Au troisième chapitre, « L’impact des transferts d’argent de la main-d’œuvre immigrée sur l’inflation dans les pays du Conseil de coopération des États arabes du Golfe », Diyab Ali Mohammed Al-Berri enquête sur les transferts d’argent des travailleurs étrangers dans les pays arabes du Golfe entre les années 2000 et 2014, en particulier aux périodes de fluctuation des cours du pétrole, et sur leurs répercussions sur la diversification économique dans ces pays. Il aboutit à la conclusion que ces transferts d’argent n’ont pas d’influence sur les taux d’inflation nationaux et que l’encouragement à l’investissement local des immigrés contribue à maintenir la croissance des recettes publiques, même lorsque les cours du pétrole continuent à fluctuer.
Un modèle d’avenir
La troisième et dernière section, intitulée « L’avenir de la diversification économique dans les pays du Conseil de coopération des États arabes du Golfe », compte deux chapitres. Dans le premier, « L’ère post-pétrole est en marche : comment le Golfe peut y faire face ? », Naji Abi Ad affirme que les États membres du Conseil de coopération doivent reconsidérer leur politique face au recul des cours du pétrole, d’autant que de nombreux décideurs, responsables et analystes de la région voient dans cette crise l’occasion d’entrer dans une nouvelle ère de diversification économique. La question de l’ère post-pétrolière a beau être complexe, il n’en est pas moins nécessaire pour les pays arabes du Golfe de chercher une stratégie de diversification économique à long terme et de développer des systèmes éducatifs basés sur la connaissance des ressources maritimes, des techniques de dessalement de l’eau de mer et des sources d’énergie renouvelable.

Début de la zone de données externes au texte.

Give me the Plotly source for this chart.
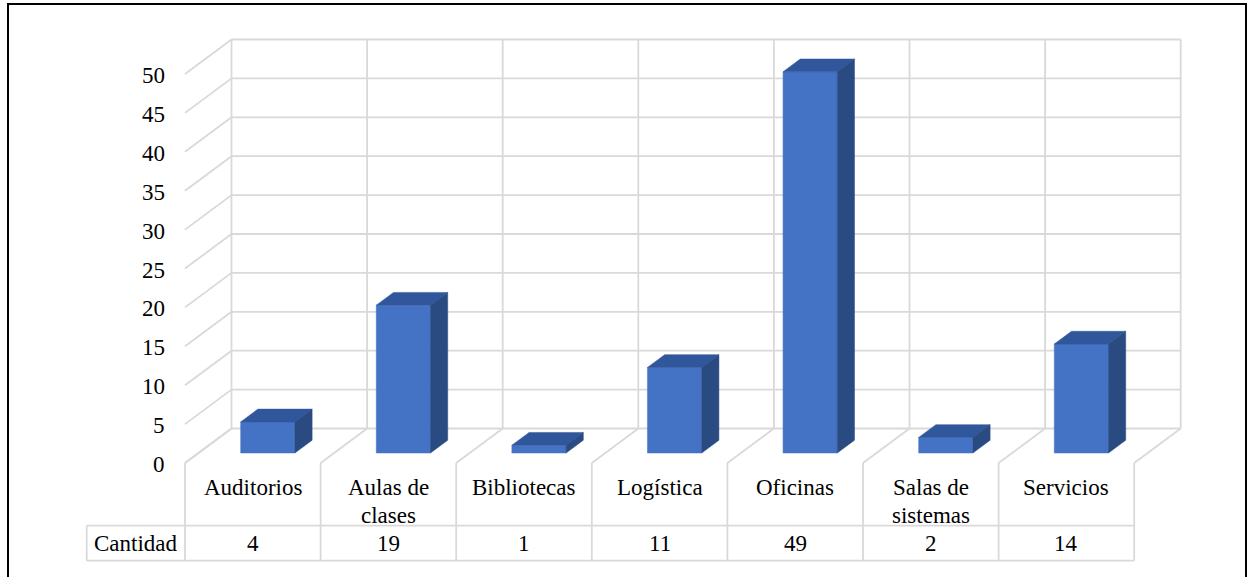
import plotly.graph_objects as go

# ---- data ----
categories = ["Auditorios", "Aulas de clases", "Bibliotecas", "Logística",
              "Oficinas", "Salas de sistemas", "Servicios"]
label_lines = [["Auditorios"], ["Aulas de", "clases"], ["Bibliotecas"], ["Logística"],
               ["Oficinas"], ["Salas de", "sistemas"], ["Servicios"]]
cantidad = [4, 19, 1, 11, 49, 2, 14]
y_ticks = [0, 5, 10, 15, 20, 25, 30, 35, 40, 45, 50]
row_title = "Cantidad"

# ---- geometry (in axis units) ----
W, H = 1248, 577
PX_CAT = 135.6          # pixels per category
PX_VAL = 7.78           # pixels per unit value
X0_PX = 252.8           # pixel of category 0 centre (front)
Y0_PX = 463.0           # pixel of value 0 (front)
DX = 46.5 / PX_CAT      # depth vector
DV = 34.5 / PX_VAL
F0 = 0.29               # bar front depth fraction
FD = 0.37               # bar depth fraction
BW = 0.40               # bar width
BSHIFT = 1.5 / PX_CAT   # small horizontal bar offset
n = len(categories)
vmax = y_ticks[-1]

def px2x(p):
    return (p - X0_PX) / PX_CAT

def px2v(p):
    return (Y0_PX - p) / PX_VAL

FONT = "Liberation Serif"
GRID = "#d9d9d9"
FRONT_C = "#4472c4"
TOP_C = "#30569b"
SIDE_C = "#2a4a82"

fig = go.Figure()

# grid / walls
gx, gy = [], []
for v in y_ticks:
    gx += [-0.5 + DX, n - 0.5 + DX, None]
    gy += [v + DV, v + DV, None]
    gx += [-0.5, -0.5 + DX, None]
    gy += [v, v + DV, None]
for k in range(n + 1):
    gx += [k - 0.5 + DX, k - 0.5 + DX, None]
    gy += [DV, vmax + DV, None]
    gx += [k - 0.5, k - 0.5 + DX, None]
    gy += [0, DV, None]

# table lines
t_mid = px2v(525.7)
t_bot = px2v(560.7)
x_left = px2x(86.7)
for k in range(n + 1):
    gx += [k - 0.5, k - 0.5, None]
    gy += [0, t_bot, None]
gx += [x_left, n - 0.5, None, x_left, n - 0.5, None, x_left, x_left, None]
gy += [t_mid, t_mid, None, t_bot, t_bot, None, t_mid, t_bot, None]

fig.add_trace(go.Scatter(x=gx, y=gy, mode="lines",
                         line=dict(color=GRID, width=1.8),
                         hoverinfo="skip", showlegend=False))

# 3D bars
ddx, ddv = FD * DX, FD * DV
for i, val in enumerate(cantidad):
    xl = i - 0.5 + F0 * DX + (1 - BW) / 2 + BSHIFT
    xr = xl + BW
    b = F0 * DV
    t = val + b
    faces = [
        ([xl, xr, xr, xl, xl], [b, b, t, t, b], FRONT_C),
        ([xl, xr, xr + ddx, xl + ddx, xl], [t, t, t + ddv, t + ddv, t], TOP_C),
        ([xr, xr + ddx, xr + ddx, xr, xr], [b, b + ddv, t + ddv, t, b], SIDE_C),
    ]
    for fxs, fys, col in faces:
        fig.add_trace(go.Scatter(x=fxs, y=fys, mode="lines", fill="toself",
                                 fillcolor=col, line=dict(color=col, width=0.5),
                                 hoverinfo="skip", showlegend=False))

ann = []
for v in y_ticks:
    ann.append(dict(x=px2x(167), y=v - 0.2, text=str(v), showarrow=False,
                    xanchor="right", yanchor="middle",
                    font=dict(family=FONT, size=23, color="#000000")))
for i, lines in enumerate(label_lines):
    for j, line in enumerate(lines):
        ann.append(dict(x=i, y=px2v(487.5 + j * 27.5), text=line, showarrow=False,
                        xanchor="center", yanchor="middle",
                        font=dict(family=FONT, size=23, color="#000000")))
for i, val in enumerate(cantidad):
    ann.append(dict(x=i, y=px2v(543.5), text=str(val), showarrow=False,
                    xanchor="center", yanchor="middle",
                    font=dict(family=FONT, size=23, color="#000000")))
ann.append(dict(x=px2x(136), y=px2v(543.5), text=row_title, showarrow=False,
                xanchor="center", yanchor="middle",
                font=dict(family=FONT, size=23, color="#000000")))

fig.update_layout(
    width=W, height=H,
    margin=dict(l=0, r=0, t=0, b=0),
    paper_bgcolor="white", plot_bgcolor="white",
    font=dict(family=FONT),
    xaxis=dict(range=[px2x(0), px2x(W)], visible=False, fixedrange=True),
    yaxis=dict(range=[px2v(H), px2v(0)], visible=False, fixedrange=True),
    annotations=ann,
    shapes=[dict(type="rect", xref="paper", yref="paper",
                 x0=8 / W, x1=1246 / W, y0=-0.05, y1=1 - 4 / H,
                 line=dict(color="black", width=2), fillcolor="rgba(0,0,0,0)")],
    showlegend=False,
)

fig.write_html("out.html", config={"displayModeBar": False},
               post_script="document.body.style.margin='0';document.body.style.overflow='hidden';")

Au second chapitre, qui clôt l’ouvrage, « Quelle stratégie idéale de développement pour les pays du Conseil de coopération des États arabes du Golfe ? », Ali Zamee s’interroge sur le modèle qu’il convient d’appliquer pour garantir la réussite d’un processus de développement global et durable dans les pays du Conseil de coopération. Dans ce contexte, il rappelle les dysfonctionnements qui affectent le développement de cette région, en particulier le déséquilibre économique résultant de la prédominance du paradigme rentier et d’une caste d’investisseurs liée à la classe dirigeante, qui empêche la mise en œuvre d’un modèle de développement réellement viable. Par ailleurs, l’auteur traite des effets de l’absence d’une vision sociétale et politique participative et consensuelle sur la réussite des plans de développement, et, à l’inverse, il analyse l’impact que peuvent avoir la participation de la société à l’élaboration de ces plans, l’accès aux informations et aux indicateurs économiques et l’existence d’une autorité de gestion neutre et indépendante du pouvoir étatique, sur la réalisation d’une réforme de fond et d’une croissance économique effective.